L’équipe Netanyahou, absolument construite sur l’idéologie et les relations publiques, a tout misé sur le mythe iranien, lié à un soutien inconditionnel du Congrès US, et, éventuellement, un soutien forcé du Pentagone. La Libye, la Turquie, et surtout l’Egypte, c’est une toute autre affaire. Le gouvernement se retrouve devant des situations bien réelles d’incertitude et d’insaisissabilité, sur des questions où l’on ne sait plus qui est pour quoi, y compris à Washington. Du coup, l'extrémisme du gouvernement se transforme en modération, et l’on découvre des faiblesses à l’équipe Netanyahou, qui valent bien celles des militaires égyptiens.
Mais les militaires israéliens, et autres chefs des services de sécurité, requis pour leur maximalisme sécuritaire au nom de la mythique menace iranienne, se retrouvent encore plus maximalistes lorsque la menace se nomme “Egypte”, “Sinaï”, “Libye”. Il suffit de prendre sa chaîne d’arpenteur pour comprendre. Et là, ils se retrouvent contre le pouvoir civil, qui déteste se risquer dans l’invective lorsqu’il s’agit de territoires proches et lorsque le soutien US n’est pas aveuglément acquis. Ainsi la situation stratégique se renverse-t-elle, et l’équipe Netanyahou se trouve à nouveau embarrassée de chefs militaires et des services de sécurité un peu trop récalcitrants pour sa politique d’“apaisement”, notamment vis-à-vis de l’énorme morceau qu’est l’Égypte… Sans compter que, comme dit le général Eisenberg, les relations avec la Turquie “ne sont pas au mieux de leur forme”.

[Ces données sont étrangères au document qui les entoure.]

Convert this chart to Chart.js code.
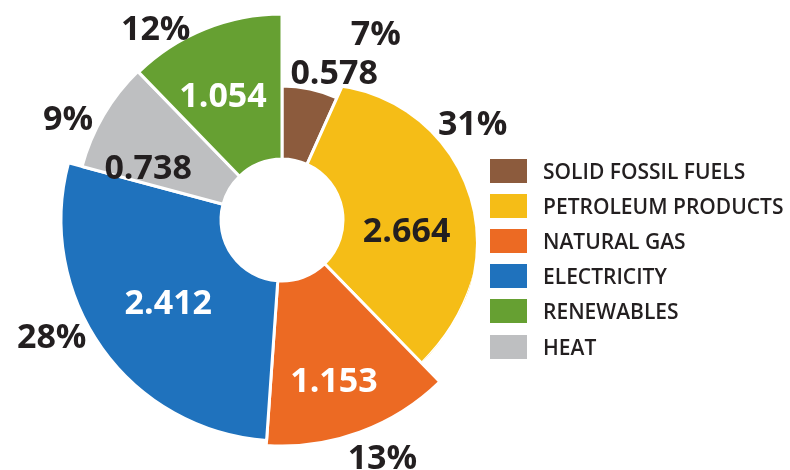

…Concluons en saluant le “printemps arabe”, qui poursuit avec zèle sa tâche de déstructuration des situations et de dissolution des politiques s’appuyant sur ces situations. Effectivement, sa vertu n’est pas d’établir de nouvelles situations où justice, démocratie et liberté seraient livrées clef en main, avec le destin expéditif qu’on leur connaît, mais de maintenir sur les situations-Système et sur les politiques-Système une constante pression déstructurante et dissolvante. De ce côté, sa vertu apparaît, si l’on peut dire, absolument inviolable.